-- Start MATERIAL PROVIDED --

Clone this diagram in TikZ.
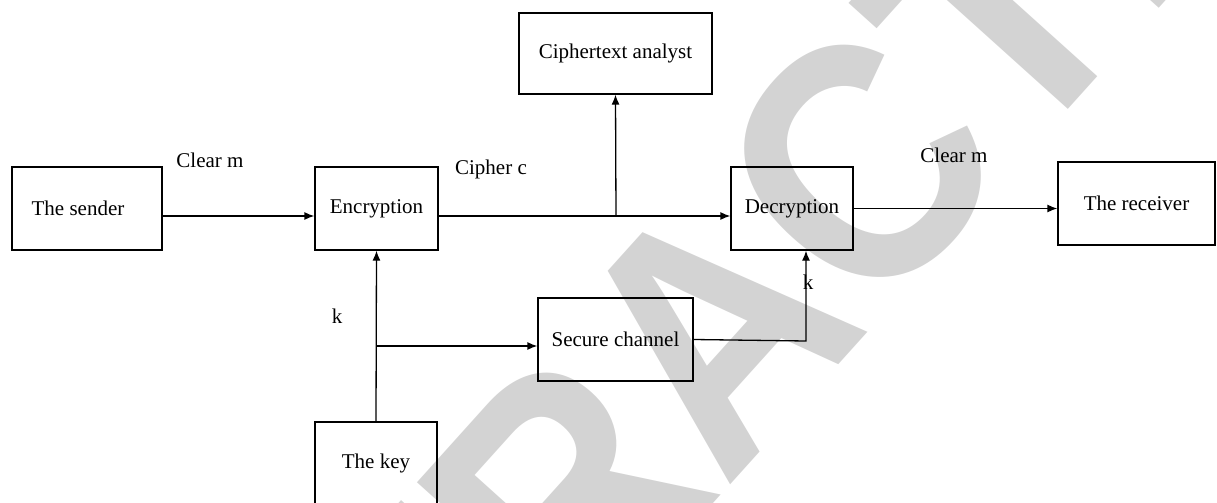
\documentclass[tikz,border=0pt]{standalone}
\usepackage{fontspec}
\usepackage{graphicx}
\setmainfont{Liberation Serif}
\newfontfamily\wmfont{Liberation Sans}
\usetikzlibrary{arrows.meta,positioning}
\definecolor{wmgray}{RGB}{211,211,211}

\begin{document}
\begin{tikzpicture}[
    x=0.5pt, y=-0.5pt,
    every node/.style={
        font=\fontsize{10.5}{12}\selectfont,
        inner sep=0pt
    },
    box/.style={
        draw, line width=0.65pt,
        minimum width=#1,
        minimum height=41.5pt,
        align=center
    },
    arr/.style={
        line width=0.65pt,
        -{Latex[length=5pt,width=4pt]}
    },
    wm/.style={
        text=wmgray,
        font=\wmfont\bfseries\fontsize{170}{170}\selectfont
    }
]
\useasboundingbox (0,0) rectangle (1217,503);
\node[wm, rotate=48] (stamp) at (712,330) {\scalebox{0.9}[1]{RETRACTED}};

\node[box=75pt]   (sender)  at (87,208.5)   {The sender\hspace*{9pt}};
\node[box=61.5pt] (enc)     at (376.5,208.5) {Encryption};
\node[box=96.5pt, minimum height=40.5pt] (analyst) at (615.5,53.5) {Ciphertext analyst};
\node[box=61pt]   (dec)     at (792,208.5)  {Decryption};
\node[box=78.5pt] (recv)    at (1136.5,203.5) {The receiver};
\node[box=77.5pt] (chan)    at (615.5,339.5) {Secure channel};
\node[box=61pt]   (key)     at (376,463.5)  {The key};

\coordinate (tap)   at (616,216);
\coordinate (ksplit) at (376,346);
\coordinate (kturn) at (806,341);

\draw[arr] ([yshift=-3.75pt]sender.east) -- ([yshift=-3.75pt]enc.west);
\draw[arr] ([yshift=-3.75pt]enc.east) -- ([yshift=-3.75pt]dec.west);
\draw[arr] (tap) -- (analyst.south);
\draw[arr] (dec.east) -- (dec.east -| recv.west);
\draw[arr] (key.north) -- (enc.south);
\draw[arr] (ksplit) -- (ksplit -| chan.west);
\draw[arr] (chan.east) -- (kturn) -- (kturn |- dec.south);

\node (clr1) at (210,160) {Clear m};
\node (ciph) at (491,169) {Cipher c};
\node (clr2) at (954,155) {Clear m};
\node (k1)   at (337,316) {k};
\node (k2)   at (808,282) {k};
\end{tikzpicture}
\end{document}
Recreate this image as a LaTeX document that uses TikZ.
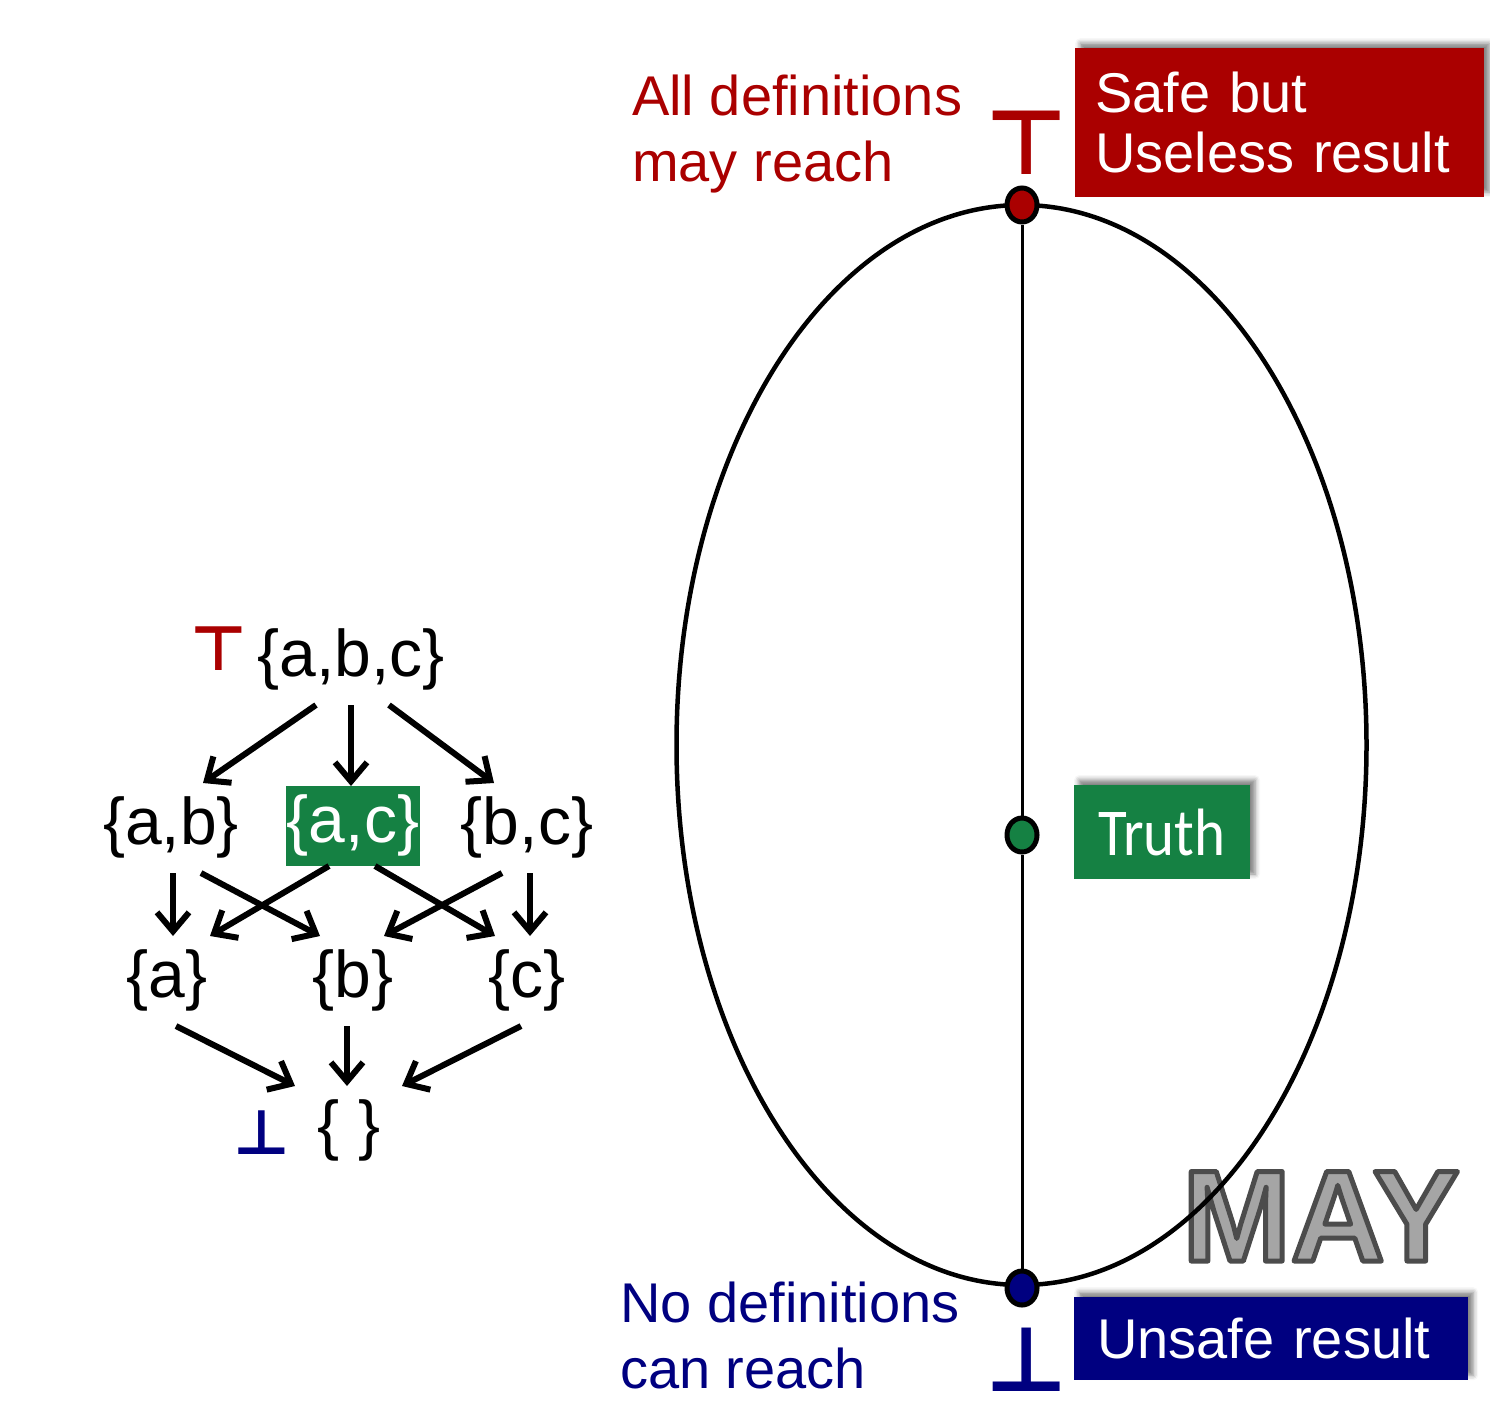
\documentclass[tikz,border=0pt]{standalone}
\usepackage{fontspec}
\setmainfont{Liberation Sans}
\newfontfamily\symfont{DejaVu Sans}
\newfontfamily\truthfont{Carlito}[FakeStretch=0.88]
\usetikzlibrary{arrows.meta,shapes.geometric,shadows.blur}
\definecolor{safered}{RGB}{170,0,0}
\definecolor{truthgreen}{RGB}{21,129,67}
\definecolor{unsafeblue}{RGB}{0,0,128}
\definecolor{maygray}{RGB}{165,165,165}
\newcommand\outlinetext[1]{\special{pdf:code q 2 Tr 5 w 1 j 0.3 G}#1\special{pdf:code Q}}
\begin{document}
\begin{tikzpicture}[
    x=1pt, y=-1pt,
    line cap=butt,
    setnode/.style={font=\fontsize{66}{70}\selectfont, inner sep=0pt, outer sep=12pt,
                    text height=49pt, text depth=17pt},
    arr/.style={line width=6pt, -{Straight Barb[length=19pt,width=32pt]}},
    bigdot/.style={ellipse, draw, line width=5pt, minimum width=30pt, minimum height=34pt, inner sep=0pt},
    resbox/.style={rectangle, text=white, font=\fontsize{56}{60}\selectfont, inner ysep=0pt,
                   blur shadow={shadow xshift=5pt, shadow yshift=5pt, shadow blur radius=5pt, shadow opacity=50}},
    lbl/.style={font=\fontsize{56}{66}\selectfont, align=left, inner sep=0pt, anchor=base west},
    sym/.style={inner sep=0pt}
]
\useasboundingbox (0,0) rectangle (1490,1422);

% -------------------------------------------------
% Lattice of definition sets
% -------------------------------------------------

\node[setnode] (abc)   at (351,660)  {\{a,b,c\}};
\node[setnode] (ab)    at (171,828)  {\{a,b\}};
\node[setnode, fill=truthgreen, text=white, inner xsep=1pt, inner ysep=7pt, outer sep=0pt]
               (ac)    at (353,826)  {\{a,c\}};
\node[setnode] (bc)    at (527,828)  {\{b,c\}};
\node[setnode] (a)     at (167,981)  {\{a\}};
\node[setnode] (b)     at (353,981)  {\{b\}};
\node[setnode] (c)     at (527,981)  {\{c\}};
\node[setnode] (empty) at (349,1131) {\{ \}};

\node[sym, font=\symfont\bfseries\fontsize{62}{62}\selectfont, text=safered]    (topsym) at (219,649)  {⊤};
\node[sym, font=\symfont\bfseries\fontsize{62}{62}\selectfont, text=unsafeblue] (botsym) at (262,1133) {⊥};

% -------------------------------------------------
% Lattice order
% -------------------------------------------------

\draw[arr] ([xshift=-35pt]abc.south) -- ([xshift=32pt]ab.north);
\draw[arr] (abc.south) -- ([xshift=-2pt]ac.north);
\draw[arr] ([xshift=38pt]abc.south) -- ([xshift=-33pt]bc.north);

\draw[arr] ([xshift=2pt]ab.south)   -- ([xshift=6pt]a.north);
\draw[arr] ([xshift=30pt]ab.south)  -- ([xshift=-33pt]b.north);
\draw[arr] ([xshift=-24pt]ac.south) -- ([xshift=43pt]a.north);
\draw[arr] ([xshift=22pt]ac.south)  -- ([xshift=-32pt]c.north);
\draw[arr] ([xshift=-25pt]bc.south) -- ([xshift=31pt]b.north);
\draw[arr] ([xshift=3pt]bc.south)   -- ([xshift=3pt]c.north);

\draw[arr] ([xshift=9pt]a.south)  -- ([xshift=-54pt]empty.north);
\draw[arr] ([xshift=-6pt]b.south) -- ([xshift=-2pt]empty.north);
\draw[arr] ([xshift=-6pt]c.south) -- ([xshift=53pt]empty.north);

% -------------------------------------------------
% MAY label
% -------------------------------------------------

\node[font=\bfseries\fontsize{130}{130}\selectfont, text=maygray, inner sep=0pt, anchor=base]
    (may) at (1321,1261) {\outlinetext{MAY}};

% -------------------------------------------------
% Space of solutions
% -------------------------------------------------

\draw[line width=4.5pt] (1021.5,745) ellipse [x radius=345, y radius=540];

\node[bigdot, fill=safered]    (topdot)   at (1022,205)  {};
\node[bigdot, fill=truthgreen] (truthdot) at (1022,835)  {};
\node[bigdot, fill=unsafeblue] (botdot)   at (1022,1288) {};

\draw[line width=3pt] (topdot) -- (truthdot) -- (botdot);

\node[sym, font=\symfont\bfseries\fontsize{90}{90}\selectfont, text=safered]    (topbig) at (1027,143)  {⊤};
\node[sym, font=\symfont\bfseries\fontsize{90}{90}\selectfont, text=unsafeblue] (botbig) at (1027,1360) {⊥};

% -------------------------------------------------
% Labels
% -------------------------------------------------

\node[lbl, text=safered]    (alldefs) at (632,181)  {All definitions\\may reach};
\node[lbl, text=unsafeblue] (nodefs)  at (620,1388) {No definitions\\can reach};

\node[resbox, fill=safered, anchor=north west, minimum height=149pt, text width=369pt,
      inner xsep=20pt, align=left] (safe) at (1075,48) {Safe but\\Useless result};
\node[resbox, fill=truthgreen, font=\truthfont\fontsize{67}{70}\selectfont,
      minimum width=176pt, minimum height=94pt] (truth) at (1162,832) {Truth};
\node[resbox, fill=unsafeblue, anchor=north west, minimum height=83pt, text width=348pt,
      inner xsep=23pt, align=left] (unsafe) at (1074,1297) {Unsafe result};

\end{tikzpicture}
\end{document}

-- End MATERIAL PROVIDED --

§ **WRITTEN PROBLEM**: Write out again every line above exactly as given; the pictures do not belong in the copy.

§ **SOLVED EXERCISE**:
Clone this diagram in TikZ.
\documentclass[tikz,border=0pt]{standalone}
\usepackage{fontspec}
\usepackage{graphicx}
\setmainfont{Liberation Serif}
\newfontfamily\wmfont{Liberation Sans}
\usetikzlibrary{arrows.meta,positioning}
\definecolor{wmgray}{RGB}{211,211,211}

\begin{document}
\begin{tikzpicture}[
    x=0.5pt, y=-0.5pt,
    every node/.style={
        font=\fontsize{10.5}{12}\selectfont,
        inner sep=0pt
    },
    box/.style={
        draw, line width=0.65pt,
        minimum width=#1,
        minimum height=41.5pt,
        align=center
    },
    arr/.style={
        line width=0.65pt,
        -{Latex[length=5pt,width=4pt]}
    },
    wm/.style={
        text=wmgray,
        font=\wmfont\bfseries\fontsize{170}{170}\selectfont
    }
]
\useasboundingbox (0,0) rectangle (1217,503);
\node[wm, rotate=48] (stamp) at (712,330) {\scalebox{0.9}[1]{RETRACTED}};

\node[box=75pt]   (sender)  at (87,208.5)   {The sender\hspace*{9pt}};
\node[box=61.5pt] (enc)     at (376.5,208.5) {Encryption};
\node[box=96.5pt, minimum height=40.5pt] (analyst) at (615.5,53.5) {Ciphertext analyst};
\node[box=61pt]   (dec)     at (792,208.5)  {Decryption};
\node[box=78.5pt] (recv)    at (1136.5,203.5) {The receiver};
\node[box=77.5pt] (chan)    at (615.5,339.5) {Secure channel};
\node[box=61pt]   (key)     at (376,463.5)  {The key};

\coordinate (tap)   at (616,216);
\coordinate (ksplit) at (376,346);
\coordinate (kturn) at (806,341);

\draw[arr] ([yshift=-3.75pt]sender.east) -- ([yshift=-3.75pt]enc.west);
\draw[arr] ([yshift=-3.75pt]enc.east) -- ([yshift=-3.75pt]dec.west);
\draw[arr] (tap) -- (analyst.south);
\draw[arr] (dec.east) -- (dec.east -| recv.west);
\draw[arr] (key.north) -- (enc.south);
\draw[arr] (ksplit) -- (ksplit -| chan.west);
\draw[arr] (chan.east) -- (kturn) -- (kturn |- dec.south);

\node (clr1) at (210,160) {Clear m};
\node (ciph) at (491,169) {Cipher c};
\node (clr2) at (954,155) {Clear m};
\node (k1)   at (337,316) {k};
\node (k2)   at (808,282) {k};
\end{tikzpicture}
\end{document}
Recreate this image as a LaTeX document that uses TikZ.
\documentclass[tikz,border=0pt]{standalone}
\usepackage{fontspec}
\setmainfont{Liberation Sans}
\newfontfamily\symfont{DejaVu Sans}
\newfontfamily\truthfont{Carlito}[FakeStretch=0.88]
\usetikzlibrary{arrows.meta,shapes.geometric,shadows.blur}
\definecolor{safered}{RGB}{170,0,0}
\definecolor{truthgreen}{RGB}{21,129,67}
\definecolor{unsafeblue}{RGB}{0,0,128}
\definecolor{maygray}{RGB}{165,165,165}
\newcommand\outlinetext[1]{\special{pdf:code q 2 Tr 5 w 1 j 0.3 G}#1\special{pdf:code Q}}
\begin{document}
\begin{tikzpicture}[
    x=1pt, y=-1pt,
    line cap=butt,
    setnode/.style={font=\fontsize{66}{70}\selectfont, inner sep=0pt, outer sep=12pt,
                    text height=49pt, text depth=17pt},
    arr/.style={line width=6pt, -{Straight Barb[length=19pt,width=32pt]}},
    bigdot/.style={ellipse, draw, line width=5pt, minimum width=30pt, minimum height=34pt, inner sep=0pt},
    resbox/.style={rectangle, text=white, font=\fontsize{56}{60}\selectfont, inner ysep=0pt,
                   blur shadow={shadow xshift=5pt, shadow yshift=5pt, shadow blur radius=5pt, shadow opacity=50}},
    lbl/.style={font=\fontsize{56}{66}\selectfont, align=left, inner sep=0pt, anchor=base west},
    sym/.style={inner sep=0pt}
]
\useasboundingbox (0,0) rectangle (1490,1422);

% -------------------------------------------------
% Lattice of definition sets
% -------------------------------------------------

\node[setnode] (abc)   at (351,660)  {\{a,b,c\}};
\node[setnode] (ab)    at (171,828)  {\{a,b\}};
\node[setnode, fill=truthgreen, text=white, inner xsep=1pt, inner ysep=7pt, outer sep=0pt]
               (ac)    at (353,826)  {\{a,c\}};
\node[setnode] (bc)    at (527,828)  {\{b,c\}};
\node[setnode] (a)     at (167,981)  {\{a\}};
\node[setnode] (b)     at (353,981)  {\{b\}};
\node[setnode] (c)     at (527,981)  {\{c\}};
\node[setnode] (empty) at (349,1131) {\{ \}};

\node[sym, font=\symfont\bfseries\fontsize{62}{62}\selectfont, text=safered]    (topsym) at (219,649)  {⊤};
\node[sym, font=\symfont\bfseries\fontsize{62}{62}\selectfont, text=unsafeblue] (botsym) at (262,1133) {⊥};

% -------------------------------------------------
% Lattice order
% -------------------------------------------------

\draw[arr] ([xshift=-35pt]abc.south) -- ([xshift=32pt]ab.north);
\draw[arr] (abc.south) -- ([xshift=-2pt]ac.north);
\draw[arr] ([xshift=38pt]abc.south) -- ([xshift=-33pt]bc.north);

\draw[arr] ([xshift=2pt]ab.south)   -- ([xshift=6pt]a.north);
\draw[arr] ([xshift=30pt]ab.south)  -- ([xshift=-33pt]b.north);
\draw[arr] ([xshift=-24pt]ac.south) -- ([xshift=43pt]a.north);
\draw[arr] ([xshift=22pt]ac.south)  -- ([xshift=-32pt]c.north);
\draw[arr] ([xshift=-25pt]bc.south) -- ([xshift=31pt]b.north);
\draw[arr] ([xshift=3pt]bc.south)   -- ([xshift=3pt]c.north);

\draw[arr] ([xshift=9pt]a.south)  -- ([xshift=-54pt]empty.north);
\draw[arr] ([xshift=-6pt]b.south) -- ([xshift=-2pt]empty.north);
\draw[arr] ([xshift=-6pt]c.south) -- ([xshift=53pt]empty.north);

% -------------------------------------------------
% MAY label
% -------------------------------------------------

\node[font=\bfseries\fontsize{130}{130}\selectfont, text=maygray, inner sep=0pt, anchor=base]
    (may) at (1321,1261) {\outlinetext{MAY}};

% -------------------------------------------------
% Space of solutions
% -------------------------------------------------

\draw[line width=4.5pt] (1021.5,745) ellipse [x radius=345, y radius=540];

\node[bigdot, fill=safered]    (topdot)   at (1022,205)  {};
\node[bigdot, fill=truthgreen] (truthdot) at (1022,835)  {};
\node[bigdot, fill=unsafeblue] (botdot)   at (1022,1288) {};

\draw[line width=3pt] (topdot) -- (truthdot) -- (botdot);

\node[sym, font=\symfont\bfseries\fontsize{90}{90}\selectfont, text=safered]    (topbig) at (1027,143)  {⊤};
\node[sym, font=\symfont\bfseries\fontsize{90}{90}\selectfont, text=unsafeblue] (botbig) at (1027,1360) {⊥};

% -------------------------------------------------
% Labels
% -------------------------------------------------

\node[lbl, text=safered]    (alldefs) at (632,181)  {All definitions\\may reach};
\node[lbl, text=unsafeblue] (nodefs)  at (620,1388) {No definitions\\can reach};

\node[resbox, fill=safered, anchor=north west, minimum height=149pt, text width=369pt,
      inner xsep=20pt, align=left] (safe) at (1075,48) {Safe but\\Useless result};
\node[resbox, fill=truthgreen, font=\truthfont\fontsize{67}{70}\selectfont,
      minimum width=176pt, minimum height=94pt] (truth) at (1162,832) {Truth};
\node[resbox, fill=unsafeblue, anchor=north west, minimum height=83pt, text width=348pt,
      inner xsep=23pt, align=left] (unsafe) at (1074,1297) {Unsafe result};

\end{tikzpicture}
\end{document}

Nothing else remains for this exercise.